# [Goal]
Pull every line containing "this" out of the material below.

# [Extracted data]
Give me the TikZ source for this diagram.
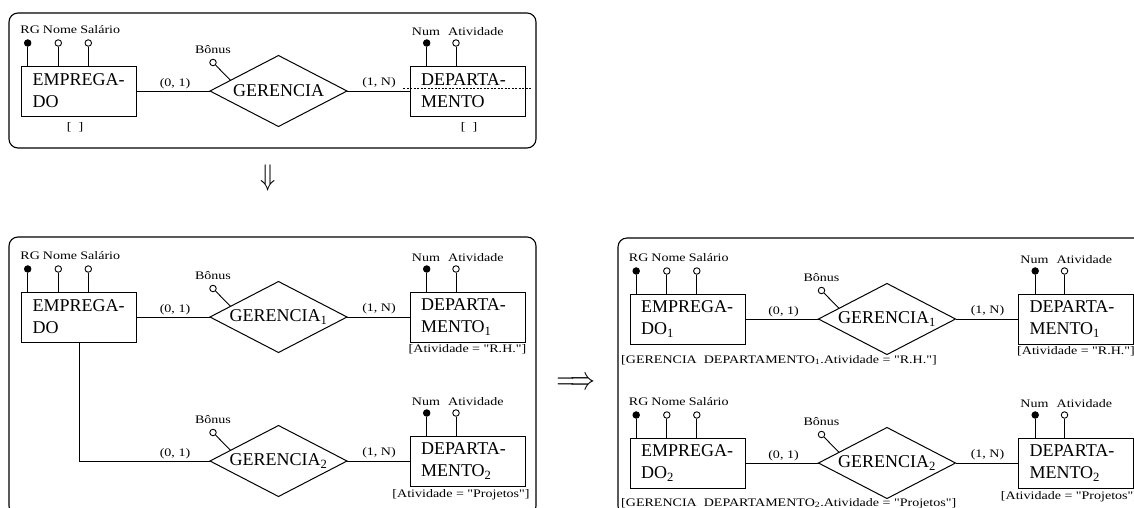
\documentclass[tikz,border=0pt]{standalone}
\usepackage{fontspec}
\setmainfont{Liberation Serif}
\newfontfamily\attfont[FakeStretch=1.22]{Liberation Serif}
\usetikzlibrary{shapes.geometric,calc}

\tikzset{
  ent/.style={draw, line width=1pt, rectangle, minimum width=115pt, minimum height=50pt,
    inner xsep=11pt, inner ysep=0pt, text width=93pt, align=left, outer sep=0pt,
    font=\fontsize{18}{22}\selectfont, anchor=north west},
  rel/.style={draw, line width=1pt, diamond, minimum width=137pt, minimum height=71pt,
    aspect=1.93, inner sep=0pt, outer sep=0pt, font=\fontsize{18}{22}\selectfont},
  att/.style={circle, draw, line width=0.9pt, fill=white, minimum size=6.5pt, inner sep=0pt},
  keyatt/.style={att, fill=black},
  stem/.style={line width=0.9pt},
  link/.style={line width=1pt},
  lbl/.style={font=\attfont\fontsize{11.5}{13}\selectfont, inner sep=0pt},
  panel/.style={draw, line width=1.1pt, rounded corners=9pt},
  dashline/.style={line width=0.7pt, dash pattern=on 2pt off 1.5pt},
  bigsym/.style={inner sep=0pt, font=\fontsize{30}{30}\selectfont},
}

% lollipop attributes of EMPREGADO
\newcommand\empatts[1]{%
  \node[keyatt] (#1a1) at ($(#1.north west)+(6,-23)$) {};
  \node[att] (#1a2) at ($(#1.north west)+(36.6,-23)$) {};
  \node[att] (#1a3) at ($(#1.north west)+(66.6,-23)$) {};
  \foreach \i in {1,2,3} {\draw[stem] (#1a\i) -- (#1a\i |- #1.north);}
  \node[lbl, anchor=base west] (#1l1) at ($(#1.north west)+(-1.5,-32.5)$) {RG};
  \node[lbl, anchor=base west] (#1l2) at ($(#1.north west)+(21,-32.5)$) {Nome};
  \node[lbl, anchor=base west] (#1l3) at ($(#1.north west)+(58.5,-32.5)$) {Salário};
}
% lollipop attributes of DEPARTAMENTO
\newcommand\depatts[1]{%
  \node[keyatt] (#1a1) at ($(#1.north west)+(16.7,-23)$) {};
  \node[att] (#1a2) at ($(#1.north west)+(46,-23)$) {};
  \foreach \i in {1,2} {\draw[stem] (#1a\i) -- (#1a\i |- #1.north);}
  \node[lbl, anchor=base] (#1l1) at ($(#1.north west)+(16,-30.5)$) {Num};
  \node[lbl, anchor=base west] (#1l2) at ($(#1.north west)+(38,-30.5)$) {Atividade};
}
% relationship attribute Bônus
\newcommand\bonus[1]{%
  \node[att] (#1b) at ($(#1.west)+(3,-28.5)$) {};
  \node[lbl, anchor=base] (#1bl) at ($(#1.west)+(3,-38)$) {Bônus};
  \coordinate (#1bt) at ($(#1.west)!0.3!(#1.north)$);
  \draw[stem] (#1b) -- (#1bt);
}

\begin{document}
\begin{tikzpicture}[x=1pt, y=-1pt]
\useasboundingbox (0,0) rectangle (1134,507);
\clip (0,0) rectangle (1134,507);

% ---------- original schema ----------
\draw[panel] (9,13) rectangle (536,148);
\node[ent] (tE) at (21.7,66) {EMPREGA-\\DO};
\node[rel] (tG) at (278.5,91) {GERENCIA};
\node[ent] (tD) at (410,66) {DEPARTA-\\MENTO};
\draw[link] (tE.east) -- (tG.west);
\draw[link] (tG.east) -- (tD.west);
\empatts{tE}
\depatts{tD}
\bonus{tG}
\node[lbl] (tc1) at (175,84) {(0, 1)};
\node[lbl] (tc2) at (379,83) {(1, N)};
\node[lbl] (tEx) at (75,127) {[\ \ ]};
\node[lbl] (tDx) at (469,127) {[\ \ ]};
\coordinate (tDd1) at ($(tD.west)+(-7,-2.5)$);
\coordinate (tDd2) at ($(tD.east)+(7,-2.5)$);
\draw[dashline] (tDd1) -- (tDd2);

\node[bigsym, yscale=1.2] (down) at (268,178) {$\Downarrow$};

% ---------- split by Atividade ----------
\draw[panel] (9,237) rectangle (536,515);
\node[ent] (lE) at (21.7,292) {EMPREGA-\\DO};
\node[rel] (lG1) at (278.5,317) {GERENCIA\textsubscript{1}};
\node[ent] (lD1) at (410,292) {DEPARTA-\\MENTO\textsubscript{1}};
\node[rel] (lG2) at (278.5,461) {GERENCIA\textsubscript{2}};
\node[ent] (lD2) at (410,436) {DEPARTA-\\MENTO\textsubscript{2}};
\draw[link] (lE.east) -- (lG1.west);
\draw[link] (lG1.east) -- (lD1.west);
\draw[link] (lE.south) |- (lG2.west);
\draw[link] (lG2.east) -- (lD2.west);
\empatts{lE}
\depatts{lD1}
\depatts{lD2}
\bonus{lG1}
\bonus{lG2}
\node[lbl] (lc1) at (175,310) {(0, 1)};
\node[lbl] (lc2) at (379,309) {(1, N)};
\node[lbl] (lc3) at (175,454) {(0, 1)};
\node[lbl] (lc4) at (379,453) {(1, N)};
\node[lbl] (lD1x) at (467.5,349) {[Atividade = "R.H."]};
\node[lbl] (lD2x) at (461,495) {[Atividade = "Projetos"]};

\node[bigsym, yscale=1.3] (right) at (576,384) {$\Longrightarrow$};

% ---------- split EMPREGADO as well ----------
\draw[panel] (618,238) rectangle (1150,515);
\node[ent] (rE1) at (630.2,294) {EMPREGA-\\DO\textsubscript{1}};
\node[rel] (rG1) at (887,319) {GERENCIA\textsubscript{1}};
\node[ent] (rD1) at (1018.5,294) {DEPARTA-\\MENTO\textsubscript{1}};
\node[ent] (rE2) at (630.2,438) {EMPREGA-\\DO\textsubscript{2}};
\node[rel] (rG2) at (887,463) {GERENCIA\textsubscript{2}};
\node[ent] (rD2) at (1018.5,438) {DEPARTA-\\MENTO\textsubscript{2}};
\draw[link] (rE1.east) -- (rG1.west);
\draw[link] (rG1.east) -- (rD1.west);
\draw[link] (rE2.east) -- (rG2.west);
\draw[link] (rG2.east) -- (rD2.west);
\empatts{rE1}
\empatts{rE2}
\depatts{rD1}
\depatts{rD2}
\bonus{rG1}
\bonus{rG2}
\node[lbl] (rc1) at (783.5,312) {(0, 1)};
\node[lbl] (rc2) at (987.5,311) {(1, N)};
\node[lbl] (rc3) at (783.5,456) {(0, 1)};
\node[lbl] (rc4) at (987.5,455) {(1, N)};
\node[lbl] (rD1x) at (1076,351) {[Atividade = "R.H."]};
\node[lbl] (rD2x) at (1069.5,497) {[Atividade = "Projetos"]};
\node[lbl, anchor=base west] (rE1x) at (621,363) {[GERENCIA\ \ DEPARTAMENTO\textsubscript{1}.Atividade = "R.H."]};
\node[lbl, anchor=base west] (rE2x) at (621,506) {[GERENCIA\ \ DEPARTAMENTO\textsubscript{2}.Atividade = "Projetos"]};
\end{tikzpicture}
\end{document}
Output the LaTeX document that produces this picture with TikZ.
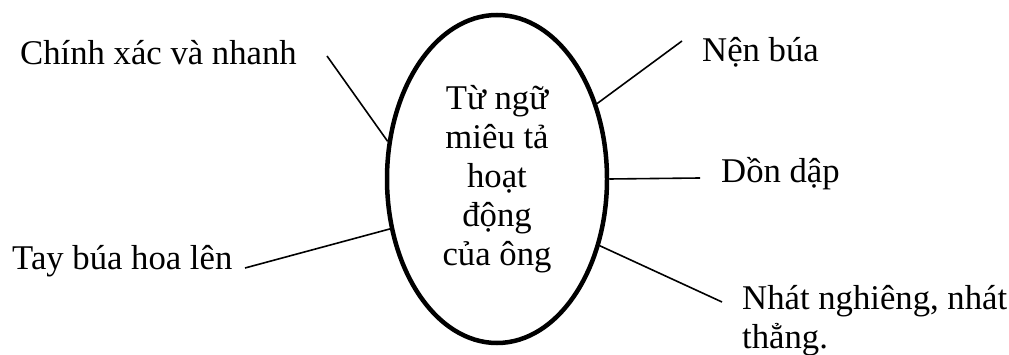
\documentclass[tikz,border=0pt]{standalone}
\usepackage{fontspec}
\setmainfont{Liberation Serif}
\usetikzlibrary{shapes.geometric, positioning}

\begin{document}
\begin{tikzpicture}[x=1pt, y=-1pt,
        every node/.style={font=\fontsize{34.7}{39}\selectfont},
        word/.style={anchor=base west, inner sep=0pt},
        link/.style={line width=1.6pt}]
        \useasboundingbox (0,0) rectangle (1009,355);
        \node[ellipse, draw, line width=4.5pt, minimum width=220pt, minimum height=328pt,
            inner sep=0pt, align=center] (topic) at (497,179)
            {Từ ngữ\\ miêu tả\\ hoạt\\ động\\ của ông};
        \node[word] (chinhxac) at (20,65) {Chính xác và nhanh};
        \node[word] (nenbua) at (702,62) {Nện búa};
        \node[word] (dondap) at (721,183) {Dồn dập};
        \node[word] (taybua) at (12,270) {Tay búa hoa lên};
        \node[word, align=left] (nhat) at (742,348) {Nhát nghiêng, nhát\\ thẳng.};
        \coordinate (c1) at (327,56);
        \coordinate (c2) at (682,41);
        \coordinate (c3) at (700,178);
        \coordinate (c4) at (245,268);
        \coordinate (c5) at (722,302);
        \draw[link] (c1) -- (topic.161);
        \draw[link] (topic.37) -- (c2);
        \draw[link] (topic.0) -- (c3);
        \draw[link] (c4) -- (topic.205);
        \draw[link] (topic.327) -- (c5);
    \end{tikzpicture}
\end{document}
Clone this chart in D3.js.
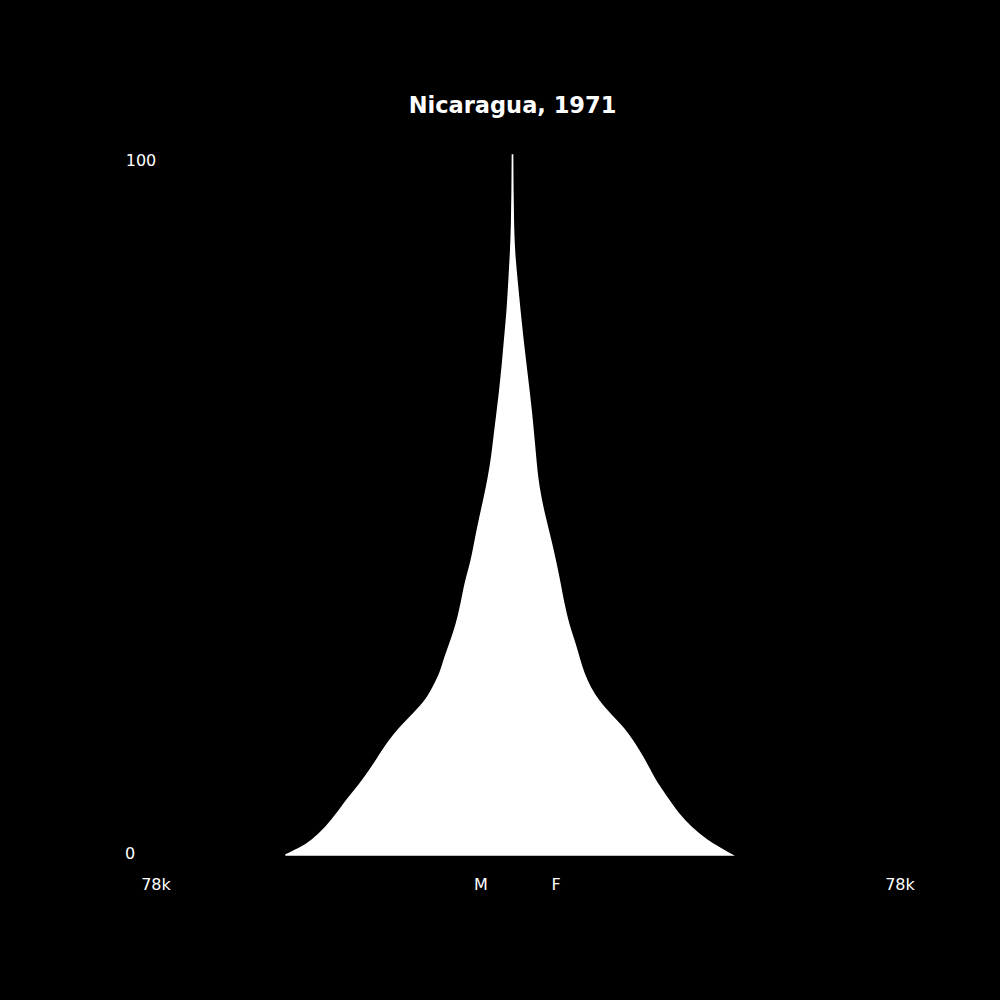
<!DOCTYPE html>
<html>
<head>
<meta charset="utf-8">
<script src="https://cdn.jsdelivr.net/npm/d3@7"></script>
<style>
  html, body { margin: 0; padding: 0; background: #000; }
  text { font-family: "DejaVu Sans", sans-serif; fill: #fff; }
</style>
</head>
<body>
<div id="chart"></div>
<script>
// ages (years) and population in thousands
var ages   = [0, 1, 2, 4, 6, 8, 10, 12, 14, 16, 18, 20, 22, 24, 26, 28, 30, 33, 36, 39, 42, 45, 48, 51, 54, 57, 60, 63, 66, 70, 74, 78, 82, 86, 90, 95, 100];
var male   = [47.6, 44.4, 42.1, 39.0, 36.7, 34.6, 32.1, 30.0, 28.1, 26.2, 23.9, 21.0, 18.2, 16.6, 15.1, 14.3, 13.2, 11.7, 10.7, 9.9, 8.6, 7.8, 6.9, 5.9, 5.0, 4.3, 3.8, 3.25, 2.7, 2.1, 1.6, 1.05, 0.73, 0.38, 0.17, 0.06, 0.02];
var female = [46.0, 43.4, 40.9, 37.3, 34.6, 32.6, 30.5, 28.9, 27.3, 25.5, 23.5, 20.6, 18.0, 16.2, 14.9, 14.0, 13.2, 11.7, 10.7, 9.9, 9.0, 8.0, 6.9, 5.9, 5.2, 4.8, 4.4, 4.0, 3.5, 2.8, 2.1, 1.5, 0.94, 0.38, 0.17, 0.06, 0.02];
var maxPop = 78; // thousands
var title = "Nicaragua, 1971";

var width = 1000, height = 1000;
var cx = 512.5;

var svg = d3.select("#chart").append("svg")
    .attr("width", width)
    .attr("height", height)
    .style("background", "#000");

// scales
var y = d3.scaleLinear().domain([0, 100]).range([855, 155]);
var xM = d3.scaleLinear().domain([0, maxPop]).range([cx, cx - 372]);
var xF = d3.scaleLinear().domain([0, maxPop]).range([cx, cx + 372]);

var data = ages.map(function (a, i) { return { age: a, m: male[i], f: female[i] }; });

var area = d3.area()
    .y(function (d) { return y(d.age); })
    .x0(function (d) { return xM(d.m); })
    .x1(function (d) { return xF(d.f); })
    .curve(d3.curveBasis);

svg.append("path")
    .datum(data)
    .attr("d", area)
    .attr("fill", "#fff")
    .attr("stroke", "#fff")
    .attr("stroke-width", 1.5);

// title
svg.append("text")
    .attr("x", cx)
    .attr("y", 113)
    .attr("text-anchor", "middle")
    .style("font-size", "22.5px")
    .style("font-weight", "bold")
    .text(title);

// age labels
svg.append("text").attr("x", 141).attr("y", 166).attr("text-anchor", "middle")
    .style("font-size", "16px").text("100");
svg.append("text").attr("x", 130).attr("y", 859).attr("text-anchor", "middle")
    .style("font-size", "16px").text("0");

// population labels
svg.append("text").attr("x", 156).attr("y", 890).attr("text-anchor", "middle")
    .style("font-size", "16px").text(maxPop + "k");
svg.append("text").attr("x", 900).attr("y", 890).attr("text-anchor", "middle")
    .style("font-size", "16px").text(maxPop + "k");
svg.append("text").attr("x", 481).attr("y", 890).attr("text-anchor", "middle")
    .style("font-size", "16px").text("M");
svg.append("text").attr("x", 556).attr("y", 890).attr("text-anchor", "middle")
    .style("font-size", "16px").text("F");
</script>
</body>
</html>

# [Solution to the problem]
Give me the TikZ source for this diagram.
Output the LaTeX document that produces this picture with TikZ.
Clone this chart in D3.js.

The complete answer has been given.